Regardless of how we are shamed and why, it is easy to become convinced we are bad people and therefore unworthy of acceptance and belonging, even by God. The deeper the shame, the greater the sense of self-loathing. So many of us detest ourselves so much, we condemn ourselves to a lifetime of misery. But the worst thing about buying into shame is that it can make us believe we are beyond redemption.
We are not. We never can be. As children of God, created in his image and likeness, we are inherently worthy, and even the worst sin cannot take that away. Especially because there is no sin so great, God cannot forgive us for it. Moses and David were both murderers, the latter an adulterer to boot; both found forgiveness. Paul was the equivalent of an ISIS leader; God forgave him too. But the enemy does not want us to believe this truth because he wants us to think we are too terrible to be saved. Why did Judas kill himself? It was probably because his sense of shame was so great that he felt he didn’t deserve salvation!

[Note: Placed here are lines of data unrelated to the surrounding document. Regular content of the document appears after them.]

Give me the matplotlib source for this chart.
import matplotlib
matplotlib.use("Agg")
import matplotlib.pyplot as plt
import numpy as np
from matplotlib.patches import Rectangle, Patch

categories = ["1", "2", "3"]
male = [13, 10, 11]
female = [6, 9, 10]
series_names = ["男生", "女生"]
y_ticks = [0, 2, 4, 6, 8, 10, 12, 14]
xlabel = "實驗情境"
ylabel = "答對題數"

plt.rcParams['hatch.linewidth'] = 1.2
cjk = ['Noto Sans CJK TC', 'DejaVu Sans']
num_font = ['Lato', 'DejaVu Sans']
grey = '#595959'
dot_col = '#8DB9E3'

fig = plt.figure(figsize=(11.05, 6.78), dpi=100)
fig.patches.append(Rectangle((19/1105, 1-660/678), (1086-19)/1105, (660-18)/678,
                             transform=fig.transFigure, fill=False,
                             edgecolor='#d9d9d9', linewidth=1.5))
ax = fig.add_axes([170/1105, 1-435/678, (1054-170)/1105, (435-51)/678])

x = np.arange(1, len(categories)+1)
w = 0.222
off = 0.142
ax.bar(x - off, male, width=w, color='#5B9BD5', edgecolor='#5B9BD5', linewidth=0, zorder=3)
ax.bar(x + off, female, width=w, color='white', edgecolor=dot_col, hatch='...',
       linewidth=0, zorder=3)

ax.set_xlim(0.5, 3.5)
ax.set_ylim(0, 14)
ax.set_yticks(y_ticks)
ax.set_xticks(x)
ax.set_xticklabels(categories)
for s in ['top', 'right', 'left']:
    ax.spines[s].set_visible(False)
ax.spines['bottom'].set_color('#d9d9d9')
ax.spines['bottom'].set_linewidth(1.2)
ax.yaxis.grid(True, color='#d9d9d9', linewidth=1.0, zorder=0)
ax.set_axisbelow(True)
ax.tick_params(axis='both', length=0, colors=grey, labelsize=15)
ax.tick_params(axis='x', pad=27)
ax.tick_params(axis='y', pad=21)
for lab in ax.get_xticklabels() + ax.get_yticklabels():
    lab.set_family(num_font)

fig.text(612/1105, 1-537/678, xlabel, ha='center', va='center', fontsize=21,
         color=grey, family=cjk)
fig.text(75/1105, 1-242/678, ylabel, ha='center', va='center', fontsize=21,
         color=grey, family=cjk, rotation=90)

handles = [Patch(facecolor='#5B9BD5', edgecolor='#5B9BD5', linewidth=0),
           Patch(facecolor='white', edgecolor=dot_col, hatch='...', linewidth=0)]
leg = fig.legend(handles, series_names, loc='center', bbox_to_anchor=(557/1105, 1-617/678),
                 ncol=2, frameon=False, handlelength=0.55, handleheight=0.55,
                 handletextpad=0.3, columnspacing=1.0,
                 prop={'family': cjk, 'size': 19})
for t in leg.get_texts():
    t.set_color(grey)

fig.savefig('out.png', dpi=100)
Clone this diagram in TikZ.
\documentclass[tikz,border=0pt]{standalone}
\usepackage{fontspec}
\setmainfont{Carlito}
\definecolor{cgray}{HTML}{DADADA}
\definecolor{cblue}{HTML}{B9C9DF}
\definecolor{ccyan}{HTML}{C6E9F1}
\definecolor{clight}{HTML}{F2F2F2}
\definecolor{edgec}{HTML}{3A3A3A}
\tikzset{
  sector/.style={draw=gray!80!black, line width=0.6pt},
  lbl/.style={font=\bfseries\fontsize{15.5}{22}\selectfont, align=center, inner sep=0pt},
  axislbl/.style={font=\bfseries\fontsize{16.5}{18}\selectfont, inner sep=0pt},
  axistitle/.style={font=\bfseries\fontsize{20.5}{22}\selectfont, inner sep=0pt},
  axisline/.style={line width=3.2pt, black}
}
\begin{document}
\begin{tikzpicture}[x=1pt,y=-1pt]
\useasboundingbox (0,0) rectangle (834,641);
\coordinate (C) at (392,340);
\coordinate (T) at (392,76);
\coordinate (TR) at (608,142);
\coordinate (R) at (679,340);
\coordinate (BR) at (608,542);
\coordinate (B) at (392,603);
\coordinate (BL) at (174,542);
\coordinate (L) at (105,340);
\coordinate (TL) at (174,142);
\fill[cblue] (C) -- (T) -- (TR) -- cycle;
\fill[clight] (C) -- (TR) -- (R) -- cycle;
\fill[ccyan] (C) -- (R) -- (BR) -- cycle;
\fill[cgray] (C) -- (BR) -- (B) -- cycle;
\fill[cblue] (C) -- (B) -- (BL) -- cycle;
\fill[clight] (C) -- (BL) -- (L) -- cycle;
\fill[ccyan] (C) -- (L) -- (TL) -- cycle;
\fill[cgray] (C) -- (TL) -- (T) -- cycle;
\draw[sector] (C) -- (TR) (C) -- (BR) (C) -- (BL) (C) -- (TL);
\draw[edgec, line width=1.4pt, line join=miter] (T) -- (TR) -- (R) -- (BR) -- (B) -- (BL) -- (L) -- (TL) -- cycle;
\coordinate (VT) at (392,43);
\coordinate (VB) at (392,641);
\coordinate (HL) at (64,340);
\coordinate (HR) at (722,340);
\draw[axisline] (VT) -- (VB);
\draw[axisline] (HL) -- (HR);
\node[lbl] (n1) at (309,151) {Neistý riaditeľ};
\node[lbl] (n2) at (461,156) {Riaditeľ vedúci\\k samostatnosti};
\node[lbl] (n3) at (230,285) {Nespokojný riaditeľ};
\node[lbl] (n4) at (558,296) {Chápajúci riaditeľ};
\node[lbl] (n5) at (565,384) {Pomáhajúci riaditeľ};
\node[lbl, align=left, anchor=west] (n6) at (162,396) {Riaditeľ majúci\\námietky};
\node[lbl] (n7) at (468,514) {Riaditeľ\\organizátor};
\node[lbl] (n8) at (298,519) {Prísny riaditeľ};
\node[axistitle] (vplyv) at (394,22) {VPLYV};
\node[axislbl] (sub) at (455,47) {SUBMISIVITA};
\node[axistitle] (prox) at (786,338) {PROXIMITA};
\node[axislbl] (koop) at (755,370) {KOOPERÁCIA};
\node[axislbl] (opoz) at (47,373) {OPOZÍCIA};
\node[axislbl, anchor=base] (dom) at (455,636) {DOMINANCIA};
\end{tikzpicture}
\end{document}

So, what do we do? How do we deal with shame? By coming out into the open. When we are ashamed of ourselves, our instinctive reaction is to hide, just like Adam and Eve did. But God went looking for them, and he will come looking for us. Let us not try to conceal ourselves but come out before him, trusting in his love and mercy and compassion. And just like he clothed Adam and Eve, taking away their shame, he will clothe us and take away our shame too.
God is looking for you at this very moment as you read this. Be courageous and come out of hiding. Even as you expose your soul to him in all its transparency, he will bring healing and wholeness to you. And if you are in a position of a leader—be it as a parent, an educator, a boss, or a pastor, or whatever—remember that correction is often not just needed but necessary. However, ensure you do this with kindness and love in the spirit that God himself would.